GIVEN PROBLEM:
Output a verbatim copy of the data, cut off after the line that contains "10.56, 10.40, 6.79]".

################

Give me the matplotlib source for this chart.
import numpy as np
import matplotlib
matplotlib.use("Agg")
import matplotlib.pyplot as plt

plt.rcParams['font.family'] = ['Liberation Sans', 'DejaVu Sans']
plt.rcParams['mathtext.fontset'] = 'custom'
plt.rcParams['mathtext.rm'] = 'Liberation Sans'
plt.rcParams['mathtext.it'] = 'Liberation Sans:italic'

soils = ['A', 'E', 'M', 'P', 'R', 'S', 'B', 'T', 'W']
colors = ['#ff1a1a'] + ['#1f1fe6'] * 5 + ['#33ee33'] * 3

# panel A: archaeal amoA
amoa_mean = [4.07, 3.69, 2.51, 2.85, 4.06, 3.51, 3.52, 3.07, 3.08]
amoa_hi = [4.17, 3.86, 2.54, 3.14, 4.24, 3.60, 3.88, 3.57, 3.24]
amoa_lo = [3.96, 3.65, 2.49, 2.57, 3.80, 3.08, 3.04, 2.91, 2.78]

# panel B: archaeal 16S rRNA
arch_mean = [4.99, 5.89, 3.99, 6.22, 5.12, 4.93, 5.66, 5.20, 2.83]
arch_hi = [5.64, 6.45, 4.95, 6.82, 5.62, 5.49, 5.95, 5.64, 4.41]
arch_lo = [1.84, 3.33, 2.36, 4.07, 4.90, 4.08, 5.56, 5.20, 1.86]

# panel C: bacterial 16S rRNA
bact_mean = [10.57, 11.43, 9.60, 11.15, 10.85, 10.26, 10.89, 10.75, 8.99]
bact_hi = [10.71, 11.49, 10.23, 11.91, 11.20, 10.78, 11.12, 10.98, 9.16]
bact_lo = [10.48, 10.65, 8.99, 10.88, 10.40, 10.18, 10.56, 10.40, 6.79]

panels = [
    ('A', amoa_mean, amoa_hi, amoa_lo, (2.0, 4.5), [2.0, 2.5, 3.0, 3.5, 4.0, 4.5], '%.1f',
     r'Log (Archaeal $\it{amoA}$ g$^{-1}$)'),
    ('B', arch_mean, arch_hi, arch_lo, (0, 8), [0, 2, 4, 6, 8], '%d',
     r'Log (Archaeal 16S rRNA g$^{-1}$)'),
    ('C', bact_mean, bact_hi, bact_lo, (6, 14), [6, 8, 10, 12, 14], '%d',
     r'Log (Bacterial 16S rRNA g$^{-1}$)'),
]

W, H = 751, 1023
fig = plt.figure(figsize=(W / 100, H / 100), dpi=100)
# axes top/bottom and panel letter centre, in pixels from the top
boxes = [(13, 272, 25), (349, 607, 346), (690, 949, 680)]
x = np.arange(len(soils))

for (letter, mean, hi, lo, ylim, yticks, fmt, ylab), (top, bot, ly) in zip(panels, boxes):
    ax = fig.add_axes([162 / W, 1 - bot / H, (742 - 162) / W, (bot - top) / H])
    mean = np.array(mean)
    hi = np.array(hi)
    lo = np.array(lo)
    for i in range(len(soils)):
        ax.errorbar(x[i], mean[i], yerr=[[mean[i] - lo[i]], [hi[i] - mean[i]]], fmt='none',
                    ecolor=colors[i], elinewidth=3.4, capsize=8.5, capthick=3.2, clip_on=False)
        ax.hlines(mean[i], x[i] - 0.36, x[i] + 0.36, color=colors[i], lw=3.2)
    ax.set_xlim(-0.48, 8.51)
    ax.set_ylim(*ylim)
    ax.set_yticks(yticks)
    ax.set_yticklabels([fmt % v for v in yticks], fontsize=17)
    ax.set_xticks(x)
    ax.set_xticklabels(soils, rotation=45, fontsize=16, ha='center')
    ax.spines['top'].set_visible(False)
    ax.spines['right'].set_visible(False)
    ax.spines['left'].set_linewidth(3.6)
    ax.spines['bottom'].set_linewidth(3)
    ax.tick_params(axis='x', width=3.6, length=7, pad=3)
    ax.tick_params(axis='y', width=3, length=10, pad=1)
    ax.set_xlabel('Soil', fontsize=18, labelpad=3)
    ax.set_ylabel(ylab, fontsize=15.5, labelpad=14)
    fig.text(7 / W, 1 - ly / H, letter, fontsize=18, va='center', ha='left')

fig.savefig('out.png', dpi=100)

################

SOLUTION:
Give me the matplotlib source for this chart.
import numpy as np
import matplotlib
matplotlib.use("Agg")
import matplotlib.pyplot as plt

plt.rcParams['font.family'] = ['Liberation Sans', 'DejaVu Sans']
plt.rcParams['mathtext.fontset'] = 'custom'
plt.rcParams['mathtext.rm'] = 'Liberation Sans'
plt.rcParams['mathtext.it'] = 'Liberation Sans:italic'

soils = ['A', 'E', 'M', 'P', 'R', 'S', 'B', 'T', 'W']
colors = ['#ff1a1a'] + ['#1f1fe6'] * 5 + ['#33ee33'] * 3

# panel A: archaeal amoA
amoa_mean = [4.07, 3.69, 2.51, 2.85, 4.06, 3.51, 3.52, 3.07, 3.08]
amoa_hi = [4.17, 3.86, 2.54, 3.14, 4.24, 3.60, 3.88, 3.57, 3.24]
amoa_lo = [3.96, 3.65, 2.49, 2.57, 3.80, 3.08, 3.04, 2.91, 2.78]

# panel B: archaeal 16S rRNA
arch_mean = [4.99, 5.89, 3.99, 6.22, 5.12, 4.93, 5.66, 5.20, 2.83]
arch_hi = [5.64, 6.45, 4.95, 6.82, 5.62, 5.49, 5.95, 5.64, 4.41]
arch_lo = [1.84, 3.33, 2.36, 4.07, 4.90, 4.08, 5.56, 5.20, 1.86]

# panel C: bacterial 16S rRNA
bact_mean = [10.57, 11.43, 9.60, 11.15, 10.85, 10.26, 10.89, 10.75, 8.99]
bact_hi = [10.71, 11.49, 10.23, 11.91, 11.20, 10.78, 11.12, 10.98, 9.16]
bact_lo = [10.48, 10.65, 8.99, 10.88, 10.40, 10.18, 10.56, 10.40, 6.79]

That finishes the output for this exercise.